### Given data
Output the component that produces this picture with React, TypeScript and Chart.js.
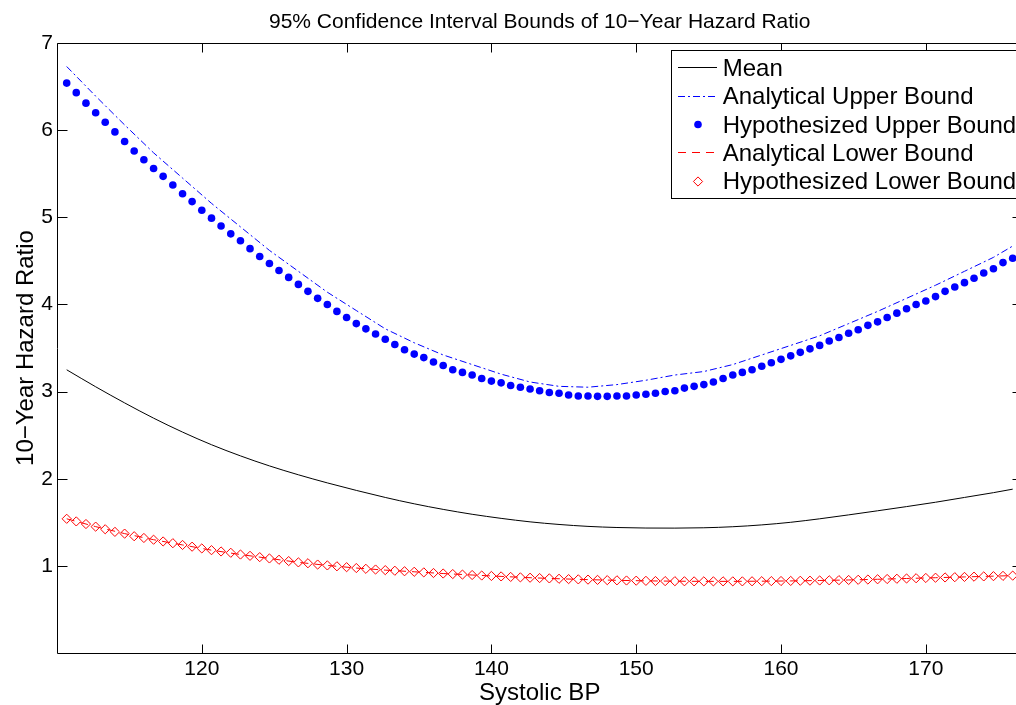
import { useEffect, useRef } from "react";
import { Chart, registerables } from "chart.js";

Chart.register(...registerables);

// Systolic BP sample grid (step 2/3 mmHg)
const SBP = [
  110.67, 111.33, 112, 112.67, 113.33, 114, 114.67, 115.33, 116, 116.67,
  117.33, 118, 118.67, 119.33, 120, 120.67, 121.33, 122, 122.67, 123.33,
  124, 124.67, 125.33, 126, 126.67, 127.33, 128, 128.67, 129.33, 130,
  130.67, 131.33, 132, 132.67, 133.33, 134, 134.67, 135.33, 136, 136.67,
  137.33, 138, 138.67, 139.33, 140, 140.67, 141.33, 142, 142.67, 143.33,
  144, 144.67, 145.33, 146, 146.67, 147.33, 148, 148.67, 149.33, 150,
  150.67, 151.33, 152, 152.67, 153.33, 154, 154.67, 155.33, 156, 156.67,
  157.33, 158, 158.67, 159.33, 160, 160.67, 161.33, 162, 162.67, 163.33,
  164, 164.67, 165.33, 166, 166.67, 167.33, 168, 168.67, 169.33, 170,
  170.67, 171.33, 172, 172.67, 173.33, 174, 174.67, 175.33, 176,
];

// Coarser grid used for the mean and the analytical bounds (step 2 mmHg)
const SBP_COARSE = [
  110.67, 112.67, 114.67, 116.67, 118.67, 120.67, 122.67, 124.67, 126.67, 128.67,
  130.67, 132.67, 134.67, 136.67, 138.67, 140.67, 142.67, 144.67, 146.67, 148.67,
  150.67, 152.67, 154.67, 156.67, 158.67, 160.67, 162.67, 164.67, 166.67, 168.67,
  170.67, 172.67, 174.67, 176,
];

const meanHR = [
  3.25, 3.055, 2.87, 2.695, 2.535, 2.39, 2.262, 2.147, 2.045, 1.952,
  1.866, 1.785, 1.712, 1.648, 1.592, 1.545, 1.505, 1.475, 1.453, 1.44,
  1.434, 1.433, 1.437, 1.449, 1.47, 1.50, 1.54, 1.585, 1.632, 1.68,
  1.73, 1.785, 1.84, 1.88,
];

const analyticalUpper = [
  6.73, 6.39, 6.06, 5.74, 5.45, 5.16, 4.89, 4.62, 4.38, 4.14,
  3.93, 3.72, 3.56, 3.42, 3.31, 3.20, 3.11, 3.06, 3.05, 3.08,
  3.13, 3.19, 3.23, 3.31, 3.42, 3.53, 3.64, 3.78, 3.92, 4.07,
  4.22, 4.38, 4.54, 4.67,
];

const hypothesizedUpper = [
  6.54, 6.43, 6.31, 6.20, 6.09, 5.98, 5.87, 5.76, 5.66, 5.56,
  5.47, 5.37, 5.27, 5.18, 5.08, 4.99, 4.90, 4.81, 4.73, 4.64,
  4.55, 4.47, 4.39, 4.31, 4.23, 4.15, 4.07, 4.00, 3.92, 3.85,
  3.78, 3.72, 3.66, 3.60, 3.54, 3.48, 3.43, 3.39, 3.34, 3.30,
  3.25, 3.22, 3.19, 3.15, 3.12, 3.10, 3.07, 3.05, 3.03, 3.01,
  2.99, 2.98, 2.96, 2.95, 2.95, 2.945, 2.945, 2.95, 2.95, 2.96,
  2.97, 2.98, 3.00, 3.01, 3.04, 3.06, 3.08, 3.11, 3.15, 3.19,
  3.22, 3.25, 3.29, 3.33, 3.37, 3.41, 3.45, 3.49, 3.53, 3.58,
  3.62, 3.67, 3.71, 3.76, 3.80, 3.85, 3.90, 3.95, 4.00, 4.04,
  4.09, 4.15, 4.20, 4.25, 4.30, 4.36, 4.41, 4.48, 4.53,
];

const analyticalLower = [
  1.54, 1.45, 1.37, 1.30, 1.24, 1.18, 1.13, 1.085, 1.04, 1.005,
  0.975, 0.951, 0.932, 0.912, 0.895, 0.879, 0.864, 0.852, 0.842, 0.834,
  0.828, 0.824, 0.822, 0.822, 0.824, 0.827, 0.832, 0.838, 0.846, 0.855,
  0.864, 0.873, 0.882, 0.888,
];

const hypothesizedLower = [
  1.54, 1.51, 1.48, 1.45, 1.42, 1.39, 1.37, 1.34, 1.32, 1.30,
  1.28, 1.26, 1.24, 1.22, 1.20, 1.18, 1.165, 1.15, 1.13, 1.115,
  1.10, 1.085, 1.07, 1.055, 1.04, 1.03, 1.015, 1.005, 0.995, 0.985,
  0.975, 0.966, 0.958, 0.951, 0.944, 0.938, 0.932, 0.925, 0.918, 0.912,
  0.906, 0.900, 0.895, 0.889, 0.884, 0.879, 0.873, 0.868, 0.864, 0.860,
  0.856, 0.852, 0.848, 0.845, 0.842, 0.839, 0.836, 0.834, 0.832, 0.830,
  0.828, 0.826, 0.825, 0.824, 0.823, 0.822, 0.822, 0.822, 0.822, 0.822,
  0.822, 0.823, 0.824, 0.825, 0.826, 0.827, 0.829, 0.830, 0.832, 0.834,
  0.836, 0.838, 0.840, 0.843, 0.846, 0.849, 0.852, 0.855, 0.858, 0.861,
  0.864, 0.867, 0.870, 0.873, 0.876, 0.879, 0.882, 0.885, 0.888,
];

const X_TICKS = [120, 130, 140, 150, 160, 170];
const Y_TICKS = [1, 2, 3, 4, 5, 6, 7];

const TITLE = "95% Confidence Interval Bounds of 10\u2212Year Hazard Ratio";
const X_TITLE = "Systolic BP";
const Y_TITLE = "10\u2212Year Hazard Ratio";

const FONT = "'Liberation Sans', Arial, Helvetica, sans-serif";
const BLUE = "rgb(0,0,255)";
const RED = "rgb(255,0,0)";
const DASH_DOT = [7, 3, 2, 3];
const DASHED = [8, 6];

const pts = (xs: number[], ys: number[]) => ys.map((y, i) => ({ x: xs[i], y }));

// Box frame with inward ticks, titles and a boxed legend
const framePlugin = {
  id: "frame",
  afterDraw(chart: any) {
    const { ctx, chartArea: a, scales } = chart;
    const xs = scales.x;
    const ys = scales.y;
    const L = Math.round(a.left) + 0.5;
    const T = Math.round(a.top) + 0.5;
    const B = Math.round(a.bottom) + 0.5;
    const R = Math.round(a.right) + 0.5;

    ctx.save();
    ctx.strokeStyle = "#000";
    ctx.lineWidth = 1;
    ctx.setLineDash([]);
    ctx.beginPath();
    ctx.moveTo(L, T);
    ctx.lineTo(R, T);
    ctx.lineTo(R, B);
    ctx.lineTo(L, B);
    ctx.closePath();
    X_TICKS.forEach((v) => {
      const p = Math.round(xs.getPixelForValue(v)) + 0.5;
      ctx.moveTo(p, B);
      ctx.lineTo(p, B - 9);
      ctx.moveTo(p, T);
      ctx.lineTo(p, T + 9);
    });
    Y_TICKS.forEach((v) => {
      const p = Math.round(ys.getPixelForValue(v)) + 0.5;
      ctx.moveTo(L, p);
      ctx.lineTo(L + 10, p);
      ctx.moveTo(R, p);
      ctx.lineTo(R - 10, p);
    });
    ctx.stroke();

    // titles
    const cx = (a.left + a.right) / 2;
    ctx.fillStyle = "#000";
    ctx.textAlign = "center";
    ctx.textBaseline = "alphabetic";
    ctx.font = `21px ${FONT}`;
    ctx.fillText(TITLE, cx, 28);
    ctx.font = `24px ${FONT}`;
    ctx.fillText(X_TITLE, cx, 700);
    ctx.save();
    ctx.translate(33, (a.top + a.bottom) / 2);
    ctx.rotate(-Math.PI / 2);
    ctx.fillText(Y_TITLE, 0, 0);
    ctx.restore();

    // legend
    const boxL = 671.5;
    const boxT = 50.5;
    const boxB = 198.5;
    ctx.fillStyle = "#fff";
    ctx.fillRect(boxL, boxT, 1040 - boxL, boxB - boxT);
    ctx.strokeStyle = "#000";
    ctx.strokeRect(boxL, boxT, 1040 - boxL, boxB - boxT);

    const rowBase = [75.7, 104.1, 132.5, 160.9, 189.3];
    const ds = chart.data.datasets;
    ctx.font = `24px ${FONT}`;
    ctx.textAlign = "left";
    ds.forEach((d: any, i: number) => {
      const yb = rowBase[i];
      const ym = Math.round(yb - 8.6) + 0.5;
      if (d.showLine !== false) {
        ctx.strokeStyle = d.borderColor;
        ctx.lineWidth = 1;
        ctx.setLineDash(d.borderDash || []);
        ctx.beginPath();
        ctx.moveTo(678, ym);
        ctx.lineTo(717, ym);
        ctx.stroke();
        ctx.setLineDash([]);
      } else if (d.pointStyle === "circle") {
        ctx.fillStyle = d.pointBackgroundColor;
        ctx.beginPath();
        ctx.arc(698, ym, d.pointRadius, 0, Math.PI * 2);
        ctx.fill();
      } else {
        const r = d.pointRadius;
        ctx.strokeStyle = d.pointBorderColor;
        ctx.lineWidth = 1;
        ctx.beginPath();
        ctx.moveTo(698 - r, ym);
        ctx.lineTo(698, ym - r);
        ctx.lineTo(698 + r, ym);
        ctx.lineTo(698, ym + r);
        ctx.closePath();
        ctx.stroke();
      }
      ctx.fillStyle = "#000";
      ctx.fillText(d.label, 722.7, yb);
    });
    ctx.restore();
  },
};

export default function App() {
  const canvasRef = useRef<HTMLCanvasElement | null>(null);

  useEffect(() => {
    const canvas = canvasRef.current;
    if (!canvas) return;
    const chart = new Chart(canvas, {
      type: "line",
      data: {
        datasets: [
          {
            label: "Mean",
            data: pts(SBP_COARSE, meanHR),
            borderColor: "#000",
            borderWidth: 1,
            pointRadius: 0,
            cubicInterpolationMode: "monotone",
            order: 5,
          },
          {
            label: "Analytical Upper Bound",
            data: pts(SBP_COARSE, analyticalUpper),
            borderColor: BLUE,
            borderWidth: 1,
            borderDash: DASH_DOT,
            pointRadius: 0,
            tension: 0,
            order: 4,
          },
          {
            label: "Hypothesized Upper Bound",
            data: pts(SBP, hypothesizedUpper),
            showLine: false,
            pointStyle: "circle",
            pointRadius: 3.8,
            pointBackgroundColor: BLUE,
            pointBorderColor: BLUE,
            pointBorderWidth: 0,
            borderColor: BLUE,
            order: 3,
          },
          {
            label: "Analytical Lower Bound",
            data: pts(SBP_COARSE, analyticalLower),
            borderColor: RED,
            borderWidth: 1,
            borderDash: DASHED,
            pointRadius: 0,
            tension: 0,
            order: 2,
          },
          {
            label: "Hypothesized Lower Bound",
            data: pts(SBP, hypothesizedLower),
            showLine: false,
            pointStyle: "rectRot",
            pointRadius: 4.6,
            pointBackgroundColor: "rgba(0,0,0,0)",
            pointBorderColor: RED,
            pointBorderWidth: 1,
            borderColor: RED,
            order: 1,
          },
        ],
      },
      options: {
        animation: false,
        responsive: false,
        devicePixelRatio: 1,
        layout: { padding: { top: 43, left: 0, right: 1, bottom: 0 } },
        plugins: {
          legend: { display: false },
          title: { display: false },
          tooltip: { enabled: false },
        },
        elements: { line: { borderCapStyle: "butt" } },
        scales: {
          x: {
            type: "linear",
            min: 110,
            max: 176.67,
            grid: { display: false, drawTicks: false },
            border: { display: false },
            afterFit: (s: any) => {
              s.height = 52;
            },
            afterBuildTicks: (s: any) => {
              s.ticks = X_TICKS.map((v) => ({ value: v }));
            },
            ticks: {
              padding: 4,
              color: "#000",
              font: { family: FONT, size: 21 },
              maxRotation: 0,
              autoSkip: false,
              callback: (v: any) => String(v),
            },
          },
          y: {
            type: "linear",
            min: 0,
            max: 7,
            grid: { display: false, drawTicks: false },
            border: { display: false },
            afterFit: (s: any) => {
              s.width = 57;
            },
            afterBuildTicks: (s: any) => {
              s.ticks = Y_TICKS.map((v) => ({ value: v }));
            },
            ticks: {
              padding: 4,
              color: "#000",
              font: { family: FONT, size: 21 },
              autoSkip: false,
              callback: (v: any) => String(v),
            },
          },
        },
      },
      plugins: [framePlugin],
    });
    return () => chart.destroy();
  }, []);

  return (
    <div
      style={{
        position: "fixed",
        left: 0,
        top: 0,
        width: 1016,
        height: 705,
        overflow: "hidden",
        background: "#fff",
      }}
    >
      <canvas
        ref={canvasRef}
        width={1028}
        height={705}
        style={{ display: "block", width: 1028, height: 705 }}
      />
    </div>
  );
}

### Requirement
Starting with the first line of the data above and ending with the line containing "Chart.register(...registerables);", please restate every line exactly, leaving images out.

### Complete answer
Output the component that produces this picture with React, TypeScript and Chart.js.
import { useEffect, useRef } from "react";
import { Chart, registerables } from "chart.js";

Chart.register(...registerables);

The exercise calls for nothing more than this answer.